Mas voltando à Audemars Piguet, que prepara uma nova linha clássica destinada a substituir a saudosa Louis Audemars, houve um outro anúncio que merece ser mencionado. É que a marca de Le Brassus decidiu acrescentar ao seu portefólio de modelos vendidos nas suas boutiques, modelos em segunda mão, devidamente recondicionados e garantidos para o que der e vier. Um piscar de olho aos cerca de 8 biliões de dólares que se estima ser hoje o valor do mercado de relógios usados e vintage. Uma área apetecível, já reconhecida por François Paul-Journe, que, durante os últimos leilões de Genebra, observei na aquisição de alguns modelos históricos da sua própria casa destinados a serem restaurados e disponibilizados nas suas boutiques de Genebra, Paris, Tóquio, Nova Iorque, Los Angeles, Miami, Hong Kong, Beirut e Kiev.

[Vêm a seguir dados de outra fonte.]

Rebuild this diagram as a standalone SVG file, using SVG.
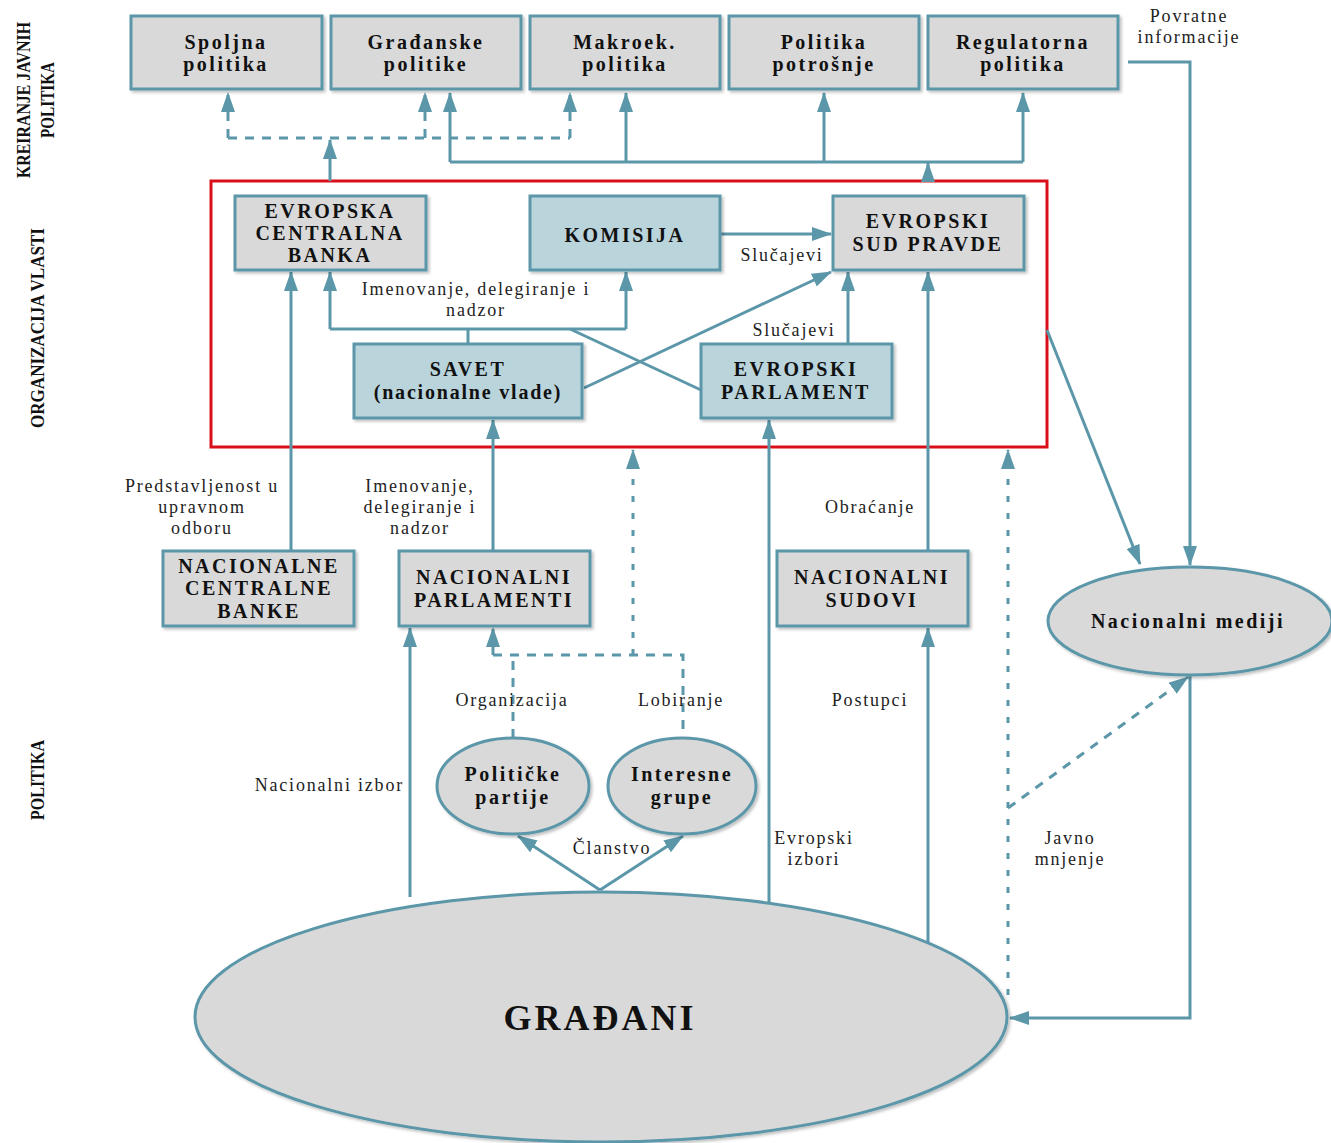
<svg xmlns="http://www.w3.org/2000/svg" width="1331" height="1143" viewBox="0 0 1331 1143">
<defs>
<marker id="ah" viewBox="0 0 20 14" refX="19" refY="7" markerWidth="20" markerHeight="14" markerUnits="userSpaceOnUse" orient="auto">
<path d="M0,0 L20,7 L0,14 z" fill="#5b97a9"/>
</marker>
<filter id="sh" x="-10%" y="-10%" width="125%" height="130%">
<feDropShadow dx="2" dy="2" stdDeviation="1.5" flood-color="#000" flood-opacity="0.25"/>
</filter>
</defs>
<style>
.box{fill:#d9d9d9;stroke:#5b97a9;stroke-width:3;filter:url(#sh)}
.blue{fill:#bad4dc}
.nt{font-family:"Liberation Serif","Times New Roman",serif;font-weight:bold;font-size:20px;letter-spacing:2.5px;text-anchor:middle;fill:#111}
.lb{font-family:"Liberation Serif","Times New Roman",serif;font-size:18px;letter-spacing:1.8px;text-anchor:middle;fill:#222}
.side{font-family:"Liberation Serif","Times New Roman",serif;font-weight:bold;font-size:18px;text-anchor:middle;fill:#111}
.c{fill:none;stroke:#5b97a9;stroke-width:3}
.a{marker-end:url(#ah)}
.d{stroke-dasharray:9 8}
.dt{stroke-dasharray:6 11}
</style>

<g id="side-labels">
<text class="side" transform="translate(30,100) rotate(-90)" textLength="156" lengthAdjust="spacingAndGlyphs">KREIRANJE JAVNIH</text>
<text class="side" transform="translate(54,100) rotate(-90)" textLength="76" lengthAdjust="spacingAndGlyphs">POLITIKA</text>
<text class="side" transform="translate(44,328) rotate(-90)" textLength="200" lengthAdjust="spacingAndGlyphs">ORGANIZACIJA VLASTI</text>
<text class="side" transform="translate(44,780) rotate(-90)" textLength="80" lengthAdjust="spacingAndGlyphs">POLITIKA</text>
</g>

<rect id="eu-frame" x="211" y="181" width="836" height="266" fill="none" stroke="#d9101a" stroke-width="3"/>

<g id="connectors">
<path class="c d" d="M228,138 H570"/>
<path class="c d a" d="M228,138 V93"/>
<path class="c d a" d="M425,138 V93"/>
<path class="c d a" d="M570,138 V93"/>
<path class="c a" d="M330,181 V140"/>
<path class="c" d="M450,162 H1023"/>
<path class="c a" d="M450,162 V93"/>
<path class="c a" d="M626,162 V93"/>
<path class="c a" d="M824,162 V93"/>
<path class="c a" d="M1023,162 V93"/>
<path class="c a" d="M928,181 V163"/>
<path class="c a" d="M1128,62 H1190 V565"/>
<path class="c a" d="M1190,675 V1018 H1010"/>
<path class="c a" d="M1047,330 L1140,564"/>
<path class="c d a" d="M1008,808 L1188,677"/>
<path class="c dt a" d="M1008,995 V450"/>
<path class="c dt a" d="M633,655 V450"/>
<path class="c a" d="M720,234 H831"/>
<path class="c" d="M468,344 V329"/>
<path class="c" d="M330,329 H626"/>
<path class="c a" d="M330,329 V272"/>
<path class="c a" d="M626,329 V272"/>
<path class="c" d="M570,329 L701,390"/>
<path class="c a" d="M584,388 L831,272"/>
<path class="c a" d="M848,344 V272"/>
<path class="c a" d="M928,551 V272"/>
<path class="c a" d="M291,551 V272"/>
<path class="c a" d="M493,551 V420"/>
<path class="c a" d="M769,910 V420"/>
<path class="c d" d="M513,738 V655"/>
<path class="c d" d="M493,655 H683 V738"/>
<path class="c d a" d="M493,655 V628"/>
<path class="c a" d="M410,897 V628"/>
<path class="c a" d="M600,890 L518,836"/>
<path class="c a" d="M600,890 L683,836"/>
<path class="c a" d="M928,950 V628"/>
</g>

<g id="labels">
<text class="lb" x="1189" y="22">Povratne</text>
<text class="lb" x="1189" y="43">informacije</text>
<text class="lb" x="476" y="295">Imenovanje, delegiranje i</text>
<text class="lb" x="476" y="316">nadzor</text>
<text class="lb" x="782" y="261">Slučajevi</text>
<text class="lb" x="794" y="336">Slučajevi</text>
<text class="lb" x="202" y="492">Predstavljenost u</text>
<text class="lb" x="202" y="513">upravnom</text>
<text class="lb" x="202" y="534">odboru</text>
<text class="lb" x="420" y="492">Imenovanje,</text>
<text class="lb" x="420" y="513">delegiranje i</text>
<text class="lb" x="420" y="534">nadzor</text>
<text class="lb" x="870" y="513">Obraćanje</text>
<text class="lb" x="512" y="706">Organizacija</text>
<text class="lb" x="681" y="706">Lobiranje</text>
<text class="lb" x="870" y="706">Postupci</text>
<text class="lb" x="404" y="791" style="text-anchor:end">Nacionalni izbor</text>
<text class="lb" x="612" y="854">Članstvo</text>
<text class="lb" x="814" y="844">Evropski</text>
<text class="lb" x="814" y="865">izbori</text>
<text class="lb" x="1070" y="844">Javno</text>
<text class="lb" x="1070" y="865">mnjenje</text>
</g>

<g id="spoljna"><rect class="box" x="131" y="16" width="191" height="73"/><text class="nt" x="226" y="49">Spoljna</text><text class="nt" x="226" y="71">politika</text></g>
<g id="gradjanske"><rect class="box" x="331" y="16" width="190" height="73"/><text class="nt" x="426" y="49">Građanske</text><text class="nt" x="426" y="71">politike</text></g>
<g id="makroek"><rect class="box" x="530" y="16" width="190" height="73"/><text class="nt" x="625" y="49">Makroek.</text><text class="nt" x="625" y="71">politika</text></g>
<g id="potrosnje"><rect class="box" x="729" y="16" width="190" height="73"/><text class="nt" x="824" y="49">Politika</text><text class="nt" x="824" y="71">potrošnje</text></g>
<g id="regulatorna"><rect class="box" x="928" y="16" width="190" height="73"/><text class="nt" x="1023" y="49">Regulatorna</text><text class="nt" x="1023" y="71">politika</text></g>

<g id="ecb"><rect class="box" x="235" y="196" width="191" height="74"/><text class="nt" x="330" y="218">EVROPSKA</text><text class="nt" x="330" y="240">CENTRALNA</text><text class="nt" x="330" y="262">BANKA</text></g>
<g id="komisija"><rect class="box blue" x="530" y="196" width="190" height="74"/><text class="nt" x="625" y="242">KOMISIJA</text></g>
<g id="sud"><rect class="box" x="833" y="196" width="191" height="74"/><text class="nt" x="928" y="228">EVROPSKI</text><text class="nt" x="928" y="251">SUD PRAVDE</text></g>
<g id="savet"><rect class="box blue" x="354" y="344" width="228" height="74"/><text class="nt" x="468" y="376">SAVET</text><text class="nt" x="468" y="399" style="letter-spacing:1.8px">(nacionalne vlade)</text></g>
<g id="parlament"><rect class="box blue" x="701" y="344" width="191" height="74"/><text class="nt" x="796" y="376">EVROPSKI</text><text class="nt" x="796" y="399">PARLAMENT</text></g>

<g id="ncb"><rect class="box" x="163" y="551" width="191" height="75"/><text class="nt" x="259" y="573">NACIONALNE</text><text class="nt" x="259" y="595">CENTRALNE</text><text class="nt" x="259" y="618">BANKE</text></g>
<g id="np"><rect class="box" x="399" y="551" width="191" height="75"/><text class="nt" x="494" y="584">NACIONALNI</text><text class="nt" x="494" y="607">PARLAMENTI</text></g>
<g id="ns"><rect class="box" x="777" y="551" width="191" height="75"/><text class="nt" x="872" y="584">NACIONALNI</text><text class="nt" x="872" y="607">SUDOVI</text></g>
<g id="mediji"><ellipse class="box" cx="1190" cy="621" rx="142" ry="54"/><text class="nt" x="1188" y="628">Nacionalni mediji</text></g>
<g id="partije"><ellipse class="box" cx="513" cy="786" rx="76" ry="48"/><text class="nt" x="513" y="781">Političke</text><text class="nt" x="513" y="804">partije</text></g>
<g id="interesne"><ellipse class="box" cx="682" cy="786" rx="74" ry="48"/><text class="nt" x="682" y="781">Interesne</text><text class="nt" x="682" y="804">grupe</text></g>
<g id="gradjani"><ellipse class="box" cx="601" cy="1017" rx="406" ry="125"/><text class="nt" x="600" y="1030" style="font-size:36px;letter-spacing:3px">GRAĐANI</text></g>
</svg>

Mas se do lado do Maitre, a escassez de modelos não constitui qualquer motivo de preocupação para a estrutura da manufatura da rue de L´arquebuse, no caso da Audemars Piguet, assim como de outras marcas prestes a entrar neste campo, fica a pergunta de como será possível justificar o tempo e atenção necessários por parte dos relojoeiros para o devido mise-au-point destes relógios? E isto, quando do lado dos famosos SAV (vulgo assistência técnica), são amplamente conhecidas as dificuldades em lidar com as manutenções recomendadas e os ocasionais problemas que surgem nos modelos mais complicados com apenas dias de uso. Serviços que, mais vezes do que menos, necessitam entre seis a 12 meses (ou mesmo mais) para restituir o relógio ao seu legítimo dono.

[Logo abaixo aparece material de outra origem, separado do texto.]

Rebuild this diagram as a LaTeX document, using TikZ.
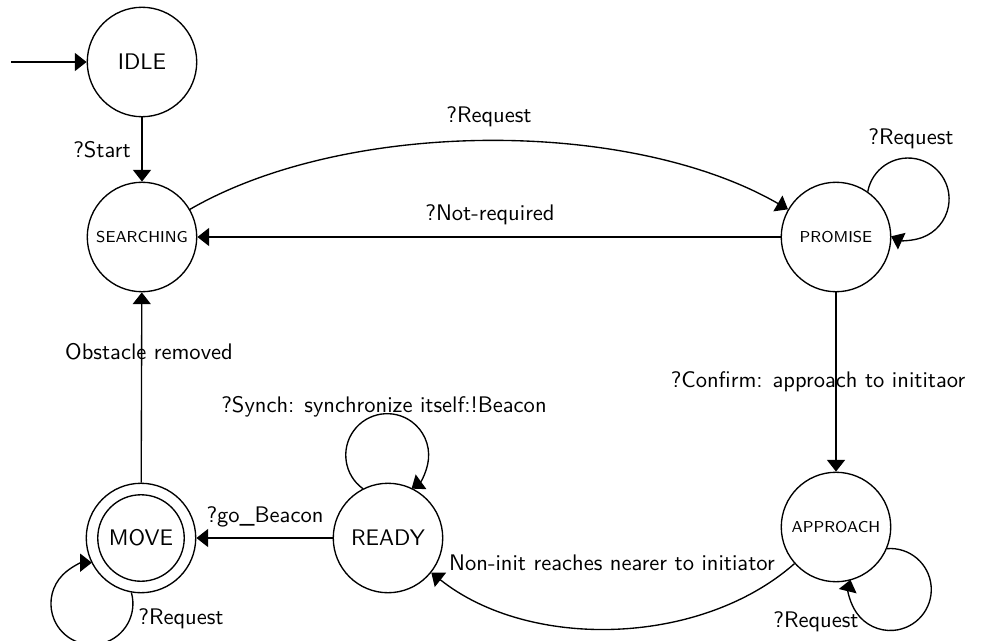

O facto é que o SIHH deste ano foi fértil em novas abordagens em que ter os pés bem assentes na terra era definitivamente a palavra de ordem. Assim, não foi com grande surpresa que se viu uma política quase transversal a todas as marcas em propor modelos mais simples (o que em alguns casos quis dizer mais desprovidos de alma) por valores mais sensatos e que o consumidor reclamava há já alguns anos. O caso da coleção Polaris da Jaeger-LeCoultre foi um excelente exemplo disso. Apenas se lamenta que a Grande Maison tenha sentido a necessidade de recorrer a temas paralelos ao da relojoaria mecânica para compor o stand que apresentou ao público. Carros e sapateiros, por mais extraordinário que seja o trabalho e a arte da familia Fagliano, são habitualmente o recurso de casas para quem a legitimidade relojoeira é ainda uma ambição…. Acho sinceramente que a Maison tem substância suficiente para não necessitar de recorrer a estes métodos de comunicação. Afinal, alguma vez alguém viu um relógio a decorar o espaço central de um stand de uma marca automóvel?

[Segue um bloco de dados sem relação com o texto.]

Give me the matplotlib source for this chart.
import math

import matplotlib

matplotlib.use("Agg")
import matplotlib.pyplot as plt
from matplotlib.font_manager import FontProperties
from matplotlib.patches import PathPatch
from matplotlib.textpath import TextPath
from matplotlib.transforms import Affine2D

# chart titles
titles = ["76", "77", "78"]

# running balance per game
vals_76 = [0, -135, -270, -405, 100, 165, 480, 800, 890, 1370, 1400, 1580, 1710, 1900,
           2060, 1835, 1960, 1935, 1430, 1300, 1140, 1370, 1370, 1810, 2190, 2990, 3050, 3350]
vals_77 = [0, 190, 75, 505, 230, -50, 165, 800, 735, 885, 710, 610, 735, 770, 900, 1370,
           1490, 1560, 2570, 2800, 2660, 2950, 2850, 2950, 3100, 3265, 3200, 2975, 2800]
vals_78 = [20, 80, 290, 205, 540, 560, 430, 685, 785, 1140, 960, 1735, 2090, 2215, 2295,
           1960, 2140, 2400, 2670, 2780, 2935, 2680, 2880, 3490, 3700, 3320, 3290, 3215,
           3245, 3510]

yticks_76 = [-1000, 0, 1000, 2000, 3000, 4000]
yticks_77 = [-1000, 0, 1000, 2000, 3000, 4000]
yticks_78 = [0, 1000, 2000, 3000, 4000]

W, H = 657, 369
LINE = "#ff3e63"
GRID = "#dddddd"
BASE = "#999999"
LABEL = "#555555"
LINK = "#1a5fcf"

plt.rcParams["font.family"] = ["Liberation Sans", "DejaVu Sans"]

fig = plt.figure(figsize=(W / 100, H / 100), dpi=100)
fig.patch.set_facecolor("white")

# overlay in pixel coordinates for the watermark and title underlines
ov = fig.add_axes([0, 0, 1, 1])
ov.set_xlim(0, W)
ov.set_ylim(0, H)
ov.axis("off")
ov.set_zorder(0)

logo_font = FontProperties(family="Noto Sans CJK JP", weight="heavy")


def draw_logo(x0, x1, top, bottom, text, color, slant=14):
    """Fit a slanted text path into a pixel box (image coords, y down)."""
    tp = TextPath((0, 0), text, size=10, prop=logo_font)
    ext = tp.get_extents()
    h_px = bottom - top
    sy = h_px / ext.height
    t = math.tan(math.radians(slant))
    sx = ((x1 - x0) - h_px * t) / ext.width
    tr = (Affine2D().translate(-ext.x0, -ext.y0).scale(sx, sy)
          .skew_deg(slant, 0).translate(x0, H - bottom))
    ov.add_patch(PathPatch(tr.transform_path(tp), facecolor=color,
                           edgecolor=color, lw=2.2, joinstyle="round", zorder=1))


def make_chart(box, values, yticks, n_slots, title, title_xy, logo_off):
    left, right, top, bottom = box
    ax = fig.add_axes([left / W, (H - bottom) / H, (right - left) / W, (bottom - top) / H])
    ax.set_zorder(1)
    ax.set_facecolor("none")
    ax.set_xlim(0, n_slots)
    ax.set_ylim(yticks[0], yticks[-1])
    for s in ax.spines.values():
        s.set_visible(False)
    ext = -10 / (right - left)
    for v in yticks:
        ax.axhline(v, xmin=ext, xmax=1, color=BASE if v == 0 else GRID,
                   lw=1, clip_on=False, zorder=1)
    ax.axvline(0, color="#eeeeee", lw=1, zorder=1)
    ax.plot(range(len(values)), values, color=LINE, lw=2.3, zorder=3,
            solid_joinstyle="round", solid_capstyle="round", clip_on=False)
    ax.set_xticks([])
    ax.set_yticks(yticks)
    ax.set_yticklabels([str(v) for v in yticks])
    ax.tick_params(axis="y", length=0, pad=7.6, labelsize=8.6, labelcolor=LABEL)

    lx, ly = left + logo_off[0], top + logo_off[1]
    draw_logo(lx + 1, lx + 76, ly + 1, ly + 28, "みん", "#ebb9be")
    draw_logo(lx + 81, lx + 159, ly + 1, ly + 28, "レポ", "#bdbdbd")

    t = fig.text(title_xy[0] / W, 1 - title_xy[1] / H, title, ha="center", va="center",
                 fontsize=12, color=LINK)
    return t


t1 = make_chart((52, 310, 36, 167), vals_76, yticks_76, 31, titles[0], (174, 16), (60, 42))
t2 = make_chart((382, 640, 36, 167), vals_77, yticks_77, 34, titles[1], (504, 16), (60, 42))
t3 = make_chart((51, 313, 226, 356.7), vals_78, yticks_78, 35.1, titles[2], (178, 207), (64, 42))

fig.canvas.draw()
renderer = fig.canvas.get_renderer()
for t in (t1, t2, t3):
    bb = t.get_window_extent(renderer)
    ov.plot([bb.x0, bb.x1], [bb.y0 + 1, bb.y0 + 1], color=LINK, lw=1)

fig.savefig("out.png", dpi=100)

E este tema leva-me inevitavelmente até ao stand da A.Lange & Söhne, onde, como já começa a ser tradição, a manufatura saxónica decidiu erigir aos olhos de todos uma extraordinária versão macro do incrível Triple Split que este ano coroou a oferta da casa de Glashütte. O vídeo de produção desta verdadeira réplica será provavelmente a única forma de verdadeiramente compreender o trabalho, atenção e dedicação que se esconde por detrás do conceito. Na Lange, não parecem sofrer de falta de inspiração relojoeira no que toca a comunicar aquilo que faz de um Lange… um Lange.

Finalmente uma menção honrosa à excelente estreia e participação da La Montre Hermès neste SIHH. Uma marca que tenho acompanhado desde o início e cuja arte e mensagem nunca desiludem, como comprova o lançamento do belíssimo Carré H.

Já agora, a propósito de pot-pourri… embora o termo signifique literalmente “vaso podre” em francês, pode também fazer referência a um jarro com uma mistura de pétalas de flores secas e especiarias utilizada para perfumar o ar.

Vão ter de concordar, o mundo da bela relojoaria é realmente um verdadeiro pot-pourri!